Objectification — both the alleged neurological response and the social phenomenon — is one of the many ways in which women are treated unequally and unethically in our society. That our culture is so accustomed to objectification — so resigned to it that a statement like “men objectify half-naked women” elicits not cries of outrage but scoffs of “well, duh” — makes it perfectly, depressingly clear that our conversations need to be less about sex and more about gender. We should be talking less about the neurology and more about how we can ensure that men treat women with respect in spite of that neurology.
Finally, the findings seemed to immediately lead people to discuss the act of sex itself, which may seem inevitable. But it is totally perplexing that sexism and the act of sex should be so closely linked in the public imagination: In my mind, sexism is least sexy thing in the world.
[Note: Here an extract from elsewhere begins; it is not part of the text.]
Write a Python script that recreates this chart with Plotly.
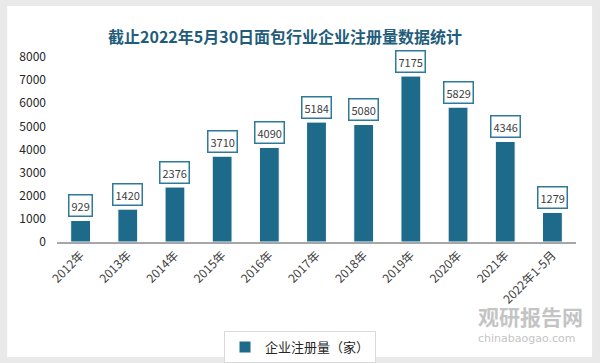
import plotly.graph_objects as go

categories = ["2012年", "2013年", "2014年", "2015年", "2016年", "2017年",
              "2018年", "2019年", "2020年", "2021年", "2022年1-5月"]
registrations = [929, 1420, 2376, 3710, 4090, 5184, 5080, 7175, 5829, 4346, 1279]
y_ticks = [0, 1000, 2000, 3000, 4000, 5000, 6000, 7000, 8000]

BAR = "#1d6a8a"
FONT = "Noto Sans CJK SC"

fig = go.Figure()
fig.add_trace(go.Bar(
    x=categories, y=registrations, name="企业注册量（家）",
    marker=dict(color=BAR, line=dict(color="#ffffff", width=1)),
    width=0.42,
))

for c, v in zip(categories, registrations):
    fig.add_annotation(
        x=c, y=v, text=str(v), showarrow=False, yshift=15,
        font=dict(family=FONT, size=11, color="#404040"),
        bgcolor="#ffffff", bordercolor="#2f7a9a", borderwidth=1.5, borderpad=2,
    )

# card background
fig.add_shape(type="rect", xref="paper", yref="paper",
              x0=-0.096, x1=1.031, y0=-0.622, y1=1.276,
              fillcolor="#ffffff", line=dict(width=0), layer="below")

fig.add_annotation(xref="paper", yref="paper", x=0.44, y=1.115,
                   text="<b>截止2022年5月30日面包行业企业注册量数据统计</b>",
                   showarrow=False, xanchor="center", yanchor="middle",
                   font=dict(family=FONT, size=16, color="#1f5d7a"))

# watermark
fig.add_annotation(xref="paper", yref="paper", x=0.913, y=-0.40,
                   text="<b>观研报告网</b>", showarrow=False,
                   xanchor="center", yanchor="middle",
                   font=dict(family=FONT, size=21, color="#c4c4c4"))
fig.add_annotation(xref="paper", yref="paper", x=0.905, y=-0.52,
                   text="chinabaogao.com", showarrow=False,
                   xanchor="center", yanchor="middle",
                   font=dict(family="DejaVu Sans", size=11, color="#c4c4c4"))

fig.update_layout(
    width=600, height=363,
    margin=dict(l=57, r=24, t=57, b=121, autoexpand=False),
    paper_bgcolor="#e9e9e9",
    plot_bgcolor="#eeeeee",
    showlegend=True,
    legend=dict(orientation="h", xref="container", yref="container",
                x=0.5, xanchor="center", y=0.088, yanchor="top",
                bgcolor="#ffffff", bordercolor="#d9d9d9", borderwidth=1,
                itemwidth=30,
                font=dict(family=FONT, size=13, color="#262626")),
    font=dict(family=FONT, color="#404040"),
    bargap=0.58,
)
fig.update_xaxes(tickangle=-45, tickfont=dict(family=FONT, size=12, color="#404040"),
                 showline=True, linecolor="#a6a6a6", linewidth=1.5, ticks="",
                 automargin=False)
fig.update_yaxes(range=[0, 8000], tickvals=y_ticks, showgrid=False, zeroline=False,
                 tickfont=dict(family=FONT, size=12, color="#262626"), ticks="",
                 ticklabelstandoff=10, automargin=False)

fig.write_html("out.html", config={"displayModeBar": False},
               post_script="document.body.style.margin='0';document.body.style.overflow='hidden';")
Sexism is never really about the act of sex, because sexism, like objectification, is deeply dehumanizing. To be sexist is to strip away a person’s identity and to view all members of a gender, male or female, as uniform and indistinct. The act of sex, on the other hand, is about individual experience and individual desires. Thus, as I see it, the act of sex is the opposite of uniform.
Instead of asking about the act of sex, we should be asking about acts of sexism: rape, discrimination in the workplace and any act that relies on the assumption that all women and all men are the same. If we start having this conversation instead of the one we have been having, maybe we will learn something about our society and about ourselves. Maybe that knowledge will lead us toward a more just, less sexist society.
It pains me to say this, but in this case, Salt-N-Pepa got it wrong. When it comes to examining how men and women relate to each other in our culture, let’s stop talking about sex and start talking about sexism, baby.